# Exercise
Please pull out every line that includes the string "matplotlib".

# Dataset section
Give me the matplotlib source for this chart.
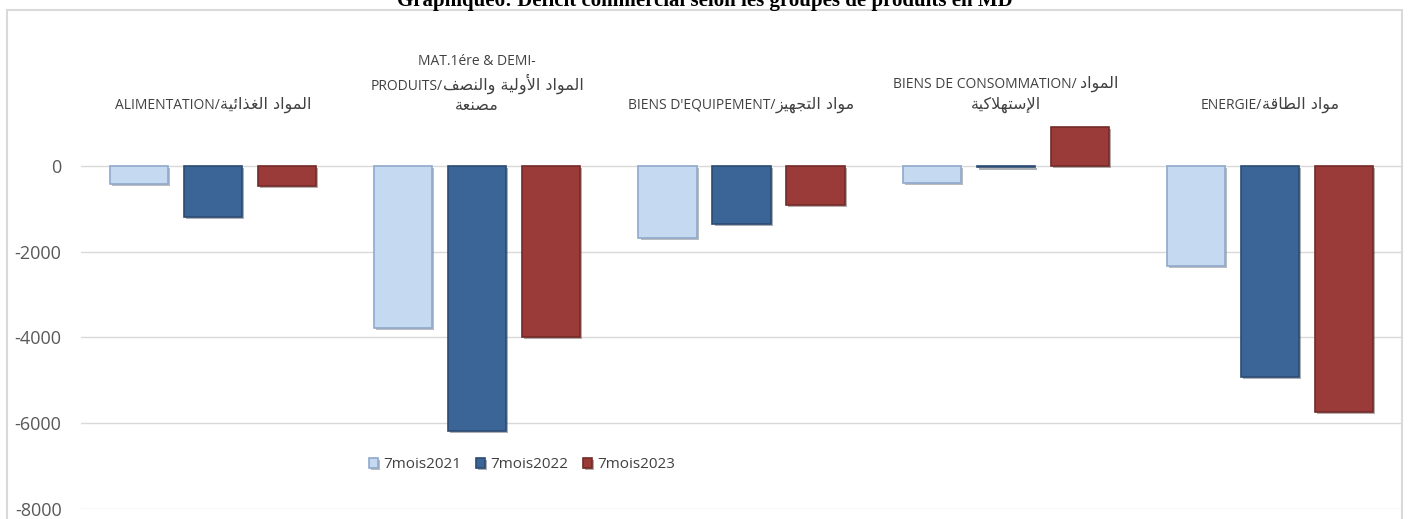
import numpy as np
import matplotlib
matplotlib.use("Agg")
import matplotlib.pyplot as plt
import matplotlib.patheffects as pe
from matplotlib.patches import Rectangle
from matplotlib.offsetbox import TextArea, HPacker, VPacker, AnnotationBbox

plt.rcParams["axes.unicode_minus"] = False

# Data (MD)
series = ["7mois2021", "7mois2022", "7mois2023"]
vals_2021 = [-430, -3780, -1690, -395, -2340]
vals_2022 = [-1190, -6180, -1360, -40, -4920]
vals_2023 = [-475, -3990, -915, 910, -5730]

# category labels: one list of (latin, arabic) lines per category
category_lines = [
    [("ALIMENTATION/", "المواد الغذائية")],
    [("MAT.1ére & DEMI-", ""), ("PRODUITS/", "المواد الأولية والنصف"), ("", "مصنعة")],
    [("BIENS D'EQUIPEMENT/", "مواد التجهيز")],
    [("BIENS DE CONSOMMATION/ ", "المواد"), ("", "الإستهلاكية")],
    [("ENERGIE/", "مواد الطاقة")],
]

title = "Graphique6: Déficit commercial selon les groupes de produits en MD"

face_colors = ["#c5d9f1", "#3b6597", "#9b3b39"]
edge_colors = ["#8fa9cc", "#2b4b72", "#722b29"]

# minimal Arabic shaping (presentation forms) so the labels read correctly
FORMS = {
    'ا': (0xFE8D, 0xFE8E), 'أ': (0xFE83, 0xFE84), 'إ': (0xFE87, 0xFE88),
    'ة': (0xFE93, 0xFE94), 'د': (0xFEA9, 0xFEAA), 'ذ': (0xFEAB, 0xFEAC),
    'ز': (0xFEAF, 0xFEB0), 'و': (0xFEED, 0xFEEE),
    'ت': (0xFE95, 0xFE96, 0xFE97, 0xFE98), 'ج': (0xFE9D, 0xFE9E, 0xFE9F, 0xFEA0),
    'س': (0xFEB1, 0xFEB2, 0xFEB3, 0xFEB4), 'ص': (0xFEB9, 0xFEBA, 0xFEBB, 0xFEBC),
    'ط': (0xFEC1, 0xFEC2, 0xFEC3, 0xFEC4), 'ع': (0xFEC9, 0xFECA, 0xFECB, 0xFECC),
    'غ': (0xFECD, 0xFECE, 0xFECF, 0xFED0), 'ف': (0xFED1, 0xFED2, 0xFED3, 0xFED4),
    'ق': (0xFED5, 0xFED6, 0xFED7, 0xFED8), 'ك': (0xFED9, 0xFEDA, 0xFEDB, 0xFEDC),
    'ل': (0xFEDD, 0xFEDE, 0xFEDF, 0xFEE0), 'م': (0xFEE1, 0xFEE2, 0xFEE3, 0xFEE4),
    'ن': (0xFEE5, 0xFEE6, 0xFEE7, 0xFEE8), 'ه': (0xFEE9, 0xFEEA, 0xFEEB, 0xFEEC),
    'ئ': (0xFE89, 0xFE8A, 0xFE8B, 0xFE8C), 'ي': (0xFEF1, 0xFEF2, 0xFEF3, 0xFEF4),
}
LAM_ALEF = {'ا': (0xFEFB, 0xFEFC), 'أ': (0xFEF7, 0xFEF8), 'إ': (0xFEF9, 0xFEFA)}


def shape(text):
    units = []
    i = 0
    while i < len(text):
        if text[i] == 'ل' and i + 1 < len(text) and text[i + 1] in LAM_ALEF:
            units.append(('LA', text[i + 1]))
            i += 2
        else:
            units.append(text[i])
            i += 1

    def forms(u):
        return LAM_ALEF[u[1]] if isinstance(u, tuple) else FORMS.get(u)

    out = []
    for k, u in enumerate(units):
        f = forms(u)
        if f is None:
            out.append(u)
            continue
        prev = forms(units[k - 1]) if k > 0 else None
        nxt = forms(units[k + 1]) if k + 1 < len(units) else None
        jp = prev is not None and len(prev) == 4
        jn = len(f) == 4 and nxt is not None
        if jp and jn:
            cp = f[3]
        elif jn:
            cp = f[2]
        elif jp:
            cp = f[1]
        else:
            cp = f[0]
        out.append(chr(cp))
    return ''.join(out)[::-1]


fam = ["Open Sans", "DejaVu Sans"]
lat_props = dict(fontsize=10, color="#404040", family="Open Sans")
ar_props = dict(fontsize=11.5, color="#404040", family="DejaVu Sans")

fig = plt.figure(figsize=(14.09, 5.19), dpi=100)
ax = fig.add_axes([0.0575, 0.0193, 0.9375, 0.8597])

x = np.arange(len(category_lines))
step = 0.28
width = 0.22
shadow = [pe.SimplePatchShadow(offset=(1.5, -1.5), alpha=0.35), pe.Normal()]
for i, vals in enumerate([vals_2021, vals_2022, vals_2023]):
    bars = ax.bar(x + (i - 1) * step, vals, width, color=face_colors[i],
                  edgecolor=edge_colors[i], linewidth=1.2, label=series[i], zorder=3)
    for b in bars:
        b.set_path_effects(shadow)

ax.set_xlim(-0.5, len(category_lines) - 0.5)
ax.set_ylim(-8000, 2400)
ax.set_yticks([0, -2000, -4000, -6000, -8000])
ax.yaxis.grid(True, color="#d9d9d9", linewidth=1, zorder=0)
ax.set_axisbelow(True)
ax.set_xticks([])
for s in ax.spines.values():
    s.set_visible(False)
ax.tick_params(axis="y", length=0, pad=14, labelcolor="#595959", labelsize=13)
for t in ax.get_yticklabels():
    t.set_family(fam)

# category labels at the top of the plot area
for xi, lines in zip(x, category_lines):
    rows = []
    for lat, ar in lines:
        parts = []
        if lat:
            parts.append(TextArea(lat, textprops=lat_props))
        if ar:
            parts.append(TextArea(shape(ar), textprops=ar_props))
        rows.append(HPacker(children=parts, align="baseline", pad=0, sep=0))
    box = VPacker(children=rows, align="center", pad=0, sep=3)
    ab = AnnotationBbox(box, (xi, 1230), box_alignment=(0.5, 0), frameon=False,
                        xycoords="data", annotation_clip=False)
    ax.add_artist(ab)

leg = ax.legend(loc="center", bbox_to_anchor=(522 / 1409, 1 - 465 / 519), bbox_transform=fig.transFigure,
                ncol=3, frameon=False, fontsize=11, handlelength=0.6, handleheight=0.6,
                handletextpad=0.3, columnspacing=1.0, labelcolor="#404040")
for t in leg.get_texts():
    t.set_family(fam)

# chart border
fig.patches.append(Rectangle((7 / 1409, -0.1), 1395 / 1409, 1.1 - 10 / 519, transform=fig.transFigure,
                             fill=False, edgecolor="#d9d9d9", linewidth=1.5))

fig.text(0.5, 1 - 6 / 519, title, ha="center", va="baseline", fontsize=15,
         fontweight="bold", family="Liberation Serif")

fig.savefig("out.png", dpi=100)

# Task output
Give me the matplotlib source for this chart.
import matplotlib
matplotlib.use("Agg")
import matplotlib.pyplot as plt
import matplotlib.patheffects as pe
from matplotlib.patches import Rectangle
from matplotlib.offsetbox import TextArea, HPacker, VPacker, AnnotationBbox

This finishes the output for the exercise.